Foodservice Director has undertaken a bold initiative by identifying people who we believe are having the biggest impact on non-commercial foodservice. Our list may surprise you and should certainly intrigue you. Our honorees have backgrounds as varied as their personalities. They range from the father of the modern-day food truck to the wife of a sitting president. They include operators and suppliers, chefs and consultants, CEOs and civil servants. There are traditionalists and there are mavericks. Well-known names share space with hot newcomers. In all, 17 people, two groups of individuals and one institution compose the list. It’s time to meet FSD’s 20 Most Influential.
Director, Consultant Services,
At Hobart, Dick Hynes might be listed as a consultant, but when it comes to his involvement in the foodservice industry, he does more than consult. He advises, he mentors, he leads, he guides and he champions.

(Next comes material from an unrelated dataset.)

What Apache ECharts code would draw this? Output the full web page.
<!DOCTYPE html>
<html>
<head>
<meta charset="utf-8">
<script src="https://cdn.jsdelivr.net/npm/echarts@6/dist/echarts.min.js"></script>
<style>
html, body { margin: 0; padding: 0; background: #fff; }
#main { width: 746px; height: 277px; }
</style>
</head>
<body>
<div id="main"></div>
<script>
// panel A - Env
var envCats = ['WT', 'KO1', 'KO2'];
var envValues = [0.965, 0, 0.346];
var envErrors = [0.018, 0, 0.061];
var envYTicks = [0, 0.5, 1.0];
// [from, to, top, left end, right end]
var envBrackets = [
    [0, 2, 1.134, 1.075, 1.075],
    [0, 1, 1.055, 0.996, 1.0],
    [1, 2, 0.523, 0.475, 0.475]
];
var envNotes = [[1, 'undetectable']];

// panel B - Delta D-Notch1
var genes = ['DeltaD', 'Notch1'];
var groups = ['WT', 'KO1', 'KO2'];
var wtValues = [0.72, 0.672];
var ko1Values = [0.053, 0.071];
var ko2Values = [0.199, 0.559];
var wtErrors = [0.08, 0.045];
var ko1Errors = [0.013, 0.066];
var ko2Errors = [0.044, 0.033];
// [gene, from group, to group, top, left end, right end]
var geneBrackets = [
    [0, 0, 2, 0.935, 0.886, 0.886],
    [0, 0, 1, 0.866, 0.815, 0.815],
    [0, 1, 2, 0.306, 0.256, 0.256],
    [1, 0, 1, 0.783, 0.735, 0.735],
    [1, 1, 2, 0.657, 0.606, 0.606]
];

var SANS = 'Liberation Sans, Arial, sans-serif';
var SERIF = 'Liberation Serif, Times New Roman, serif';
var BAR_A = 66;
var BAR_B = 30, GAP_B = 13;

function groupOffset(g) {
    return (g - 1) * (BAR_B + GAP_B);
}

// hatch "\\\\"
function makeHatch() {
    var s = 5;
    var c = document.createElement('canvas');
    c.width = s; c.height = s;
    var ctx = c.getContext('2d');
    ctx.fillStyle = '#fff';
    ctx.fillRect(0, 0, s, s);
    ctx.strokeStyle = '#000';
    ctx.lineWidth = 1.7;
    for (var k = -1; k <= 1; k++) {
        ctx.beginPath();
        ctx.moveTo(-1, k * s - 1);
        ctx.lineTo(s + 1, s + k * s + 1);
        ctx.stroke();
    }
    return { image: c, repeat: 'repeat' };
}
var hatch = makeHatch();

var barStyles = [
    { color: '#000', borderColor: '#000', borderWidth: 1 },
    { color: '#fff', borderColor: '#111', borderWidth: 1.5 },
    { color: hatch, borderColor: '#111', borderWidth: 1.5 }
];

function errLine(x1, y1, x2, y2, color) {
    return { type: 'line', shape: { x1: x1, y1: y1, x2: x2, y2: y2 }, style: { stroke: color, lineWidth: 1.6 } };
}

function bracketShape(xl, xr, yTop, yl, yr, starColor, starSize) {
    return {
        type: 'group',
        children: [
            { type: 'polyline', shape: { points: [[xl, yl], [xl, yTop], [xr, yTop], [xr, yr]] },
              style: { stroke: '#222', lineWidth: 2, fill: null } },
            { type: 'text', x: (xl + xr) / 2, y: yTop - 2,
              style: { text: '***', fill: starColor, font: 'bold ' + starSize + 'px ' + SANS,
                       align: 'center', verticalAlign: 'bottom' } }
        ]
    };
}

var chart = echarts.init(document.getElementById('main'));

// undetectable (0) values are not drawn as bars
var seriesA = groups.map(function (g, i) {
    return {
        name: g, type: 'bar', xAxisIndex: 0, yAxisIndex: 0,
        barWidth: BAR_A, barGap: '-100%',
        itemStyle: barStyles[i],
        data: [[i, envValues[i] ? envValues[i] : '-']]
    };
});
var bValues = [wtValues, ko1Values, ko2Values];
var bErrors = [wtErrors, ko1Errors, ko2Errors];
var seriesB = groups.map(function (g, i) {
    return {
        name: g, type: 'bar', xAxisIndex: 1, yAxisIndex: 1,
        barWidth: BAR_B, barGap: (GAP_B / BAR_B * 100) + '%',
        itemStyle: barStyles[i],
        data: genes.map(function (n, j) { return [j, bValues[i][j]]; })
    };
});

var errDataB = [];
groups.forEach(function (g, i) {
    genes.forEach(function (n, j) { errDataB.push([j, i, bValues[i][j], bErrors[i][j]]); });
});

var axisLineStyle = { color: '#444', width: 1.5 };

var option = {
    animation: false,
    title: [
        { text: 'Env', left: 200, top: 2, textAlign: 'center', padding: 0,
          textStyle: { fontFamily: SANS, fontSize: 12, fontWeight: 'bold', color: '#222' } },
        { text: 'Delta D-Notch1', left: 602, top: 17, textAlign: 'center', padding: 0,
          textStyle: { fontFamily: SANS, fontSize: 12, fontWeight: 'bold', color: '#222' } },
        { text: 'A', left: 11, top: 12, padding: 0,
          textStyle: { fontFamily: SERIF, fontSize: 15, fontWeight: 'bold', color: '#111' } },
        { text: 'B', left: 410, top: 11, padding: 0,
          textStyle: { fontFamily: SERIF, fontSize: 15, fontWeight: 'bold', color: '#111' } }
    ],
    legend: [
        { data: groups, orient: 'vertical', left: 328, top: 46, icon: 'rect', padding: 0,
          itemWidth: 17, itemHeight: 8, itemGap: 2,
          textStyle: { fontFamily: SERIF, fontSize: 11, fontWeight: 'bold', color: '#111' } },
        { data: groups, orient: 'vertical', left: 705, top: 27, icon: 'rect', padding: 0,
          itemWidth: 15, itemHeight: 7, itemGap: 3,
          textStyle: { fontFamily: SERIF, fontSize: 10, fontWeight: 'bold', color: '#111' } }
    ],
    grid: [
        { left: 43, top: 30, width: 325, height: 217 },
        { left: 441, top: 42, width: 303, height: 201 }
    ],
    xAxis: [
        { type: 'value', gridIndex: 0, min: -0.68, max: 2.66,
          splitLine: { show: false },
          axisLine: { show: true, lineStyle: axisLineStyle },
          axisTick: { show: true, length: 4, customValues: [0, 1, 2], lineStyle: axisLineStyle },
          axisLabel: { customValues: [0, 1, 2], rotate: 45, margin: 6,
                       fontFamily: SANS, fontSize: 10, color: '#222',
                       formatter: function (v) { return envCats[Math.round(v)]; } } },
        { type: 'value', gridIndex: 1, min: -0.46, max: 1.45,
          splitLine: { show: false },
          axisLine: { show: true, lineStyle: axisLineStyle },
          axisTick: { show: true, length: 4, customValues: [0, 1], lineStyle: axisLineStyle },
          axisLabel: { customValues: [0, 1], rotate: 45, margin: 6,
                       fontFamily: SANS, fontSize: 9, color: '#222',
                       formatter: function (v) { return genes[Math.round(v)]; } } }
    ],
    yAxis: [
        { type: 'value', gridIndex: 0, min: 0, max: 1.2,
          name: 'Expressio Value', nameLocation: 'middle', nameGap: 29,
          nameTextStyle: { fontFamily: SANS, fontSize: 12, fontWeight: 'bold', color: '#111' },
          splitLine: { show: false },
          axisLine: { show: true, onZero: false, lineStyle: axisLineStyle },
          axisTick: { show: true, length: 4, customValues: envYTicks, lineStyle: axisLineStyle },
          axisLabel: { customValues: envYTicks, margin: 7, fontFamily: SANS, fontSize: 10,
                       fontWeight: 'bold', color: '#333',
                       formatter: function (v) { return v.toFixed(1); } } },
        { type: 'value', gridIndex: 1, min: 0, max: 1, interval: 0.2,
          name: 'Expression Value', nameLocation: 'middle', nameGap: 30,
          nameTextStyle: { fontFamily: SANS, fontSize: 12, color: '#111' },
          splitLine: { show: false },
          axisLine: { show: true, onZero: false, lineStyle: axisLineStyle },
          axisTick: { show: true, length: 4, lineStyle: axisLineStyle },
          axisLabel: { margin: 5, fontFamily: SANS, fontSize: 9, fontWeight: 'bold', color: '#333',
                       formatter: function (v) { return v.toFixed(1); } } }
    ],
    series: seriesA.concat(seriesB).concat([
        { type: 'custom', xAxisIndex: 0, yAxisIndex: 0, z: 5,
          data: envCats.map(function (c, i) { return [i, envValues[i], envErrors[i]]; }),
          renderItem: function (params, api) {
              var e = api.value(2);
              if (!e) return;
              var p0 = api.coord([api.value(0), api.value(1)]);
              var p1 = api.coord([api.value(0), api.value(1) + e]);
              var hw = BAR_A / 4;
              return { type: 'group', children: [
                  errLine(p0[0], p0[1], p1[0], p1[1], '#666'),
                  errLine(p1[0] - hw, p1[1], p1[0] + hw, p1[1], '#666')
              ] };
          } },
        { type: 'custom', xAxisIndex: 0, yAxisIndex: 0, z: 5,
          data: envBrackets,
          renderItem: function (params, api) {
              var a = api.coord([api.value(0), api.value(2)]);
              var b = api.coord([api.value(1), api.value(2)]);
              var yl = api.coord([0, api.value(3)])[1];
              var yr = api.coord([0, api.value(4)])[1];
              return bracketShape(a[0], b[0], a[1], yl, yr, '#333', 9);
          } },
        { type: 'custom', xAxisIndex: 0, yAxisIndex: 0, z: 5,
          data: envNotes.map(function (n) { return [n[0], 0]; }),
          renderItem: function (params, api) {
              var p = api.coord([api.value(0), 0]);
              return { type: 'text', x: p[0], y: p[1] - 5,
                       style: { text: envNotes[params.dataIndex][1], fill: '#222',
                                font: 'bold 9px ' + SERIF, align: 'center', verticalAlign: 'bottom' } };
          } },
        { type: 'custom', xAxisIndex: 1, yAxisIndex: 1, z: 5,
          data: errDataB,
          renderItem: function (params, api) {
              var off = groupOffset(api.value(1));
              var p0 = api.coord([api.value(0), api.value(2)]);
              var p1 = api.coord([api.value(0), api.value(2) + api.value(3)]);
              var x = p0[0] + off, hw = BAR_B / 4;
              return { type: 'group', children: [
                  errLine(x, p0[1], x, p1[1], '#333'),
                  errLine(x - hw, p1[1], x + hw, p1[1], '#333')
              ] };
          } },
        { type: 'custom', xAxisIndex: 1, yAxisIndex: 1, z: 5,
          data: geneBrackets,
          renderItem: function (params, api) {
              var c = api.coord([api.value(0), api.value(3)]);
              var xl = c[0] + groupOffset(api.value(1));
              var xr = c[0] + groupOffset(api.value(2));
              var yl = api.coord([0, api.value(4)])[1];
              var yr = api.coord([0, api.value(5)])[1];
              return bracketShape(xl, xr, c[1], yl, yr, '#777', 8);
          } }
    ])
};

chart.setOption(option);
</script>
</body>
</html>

His presence is most strongly felt in the military market, one of the most stigmatized segments of the foodservice industry. He has long supported military foodservice award programs such as the Hennessy Awards, which honor the best in Air Force foodservice. In 2010, he represented the Society for Foodservice Management as a Hennessy Traveler, visiting Air National Guard facilities to help choose the best in that category.
Through his efforts, Hobart sponsors the Armed Forces Forum for Culinary Excellence, staged by the Hennessy Travelers Association Education Foundation, each fall at the CIA’s Greystone campus. For one week 30 chefs from the Air Force and Marine Corps gather for a variety of classes covering everything from knife skills and using leftovers to cooking healthy, making use of seasonal produce and baking.
Hynes will talk forever on the value of programs like the Hennessy Awards and the Armed Forces Forum. But if you ask him what’s in it for him, Hynes simply responds, “It’s a labor of love.” And perhaps it is. After all, he and his wife, Judy, met while serving during the Vietnam War—he as a medic and she as a nurse—and one of their grandsons currently serves in the U.S. Army.
But military foodservice isn’t the only professional passion for Hynes. He also has been very instrumental in promoting Hobart’s sustainability initiatives and currently serves on its Sustainability Committee. Hynes has helped lead the company’s efforts to work with the US Green Building Council and is promoting the LEED accreditation program within the company.
“It’s very hard to find another person who is as giving as Dick Hynes,” says Tony Butler, executive director of SFM. “He never says no, and he is the kind of guy who will move mountains to make something happen. He is a pillar of our industry.”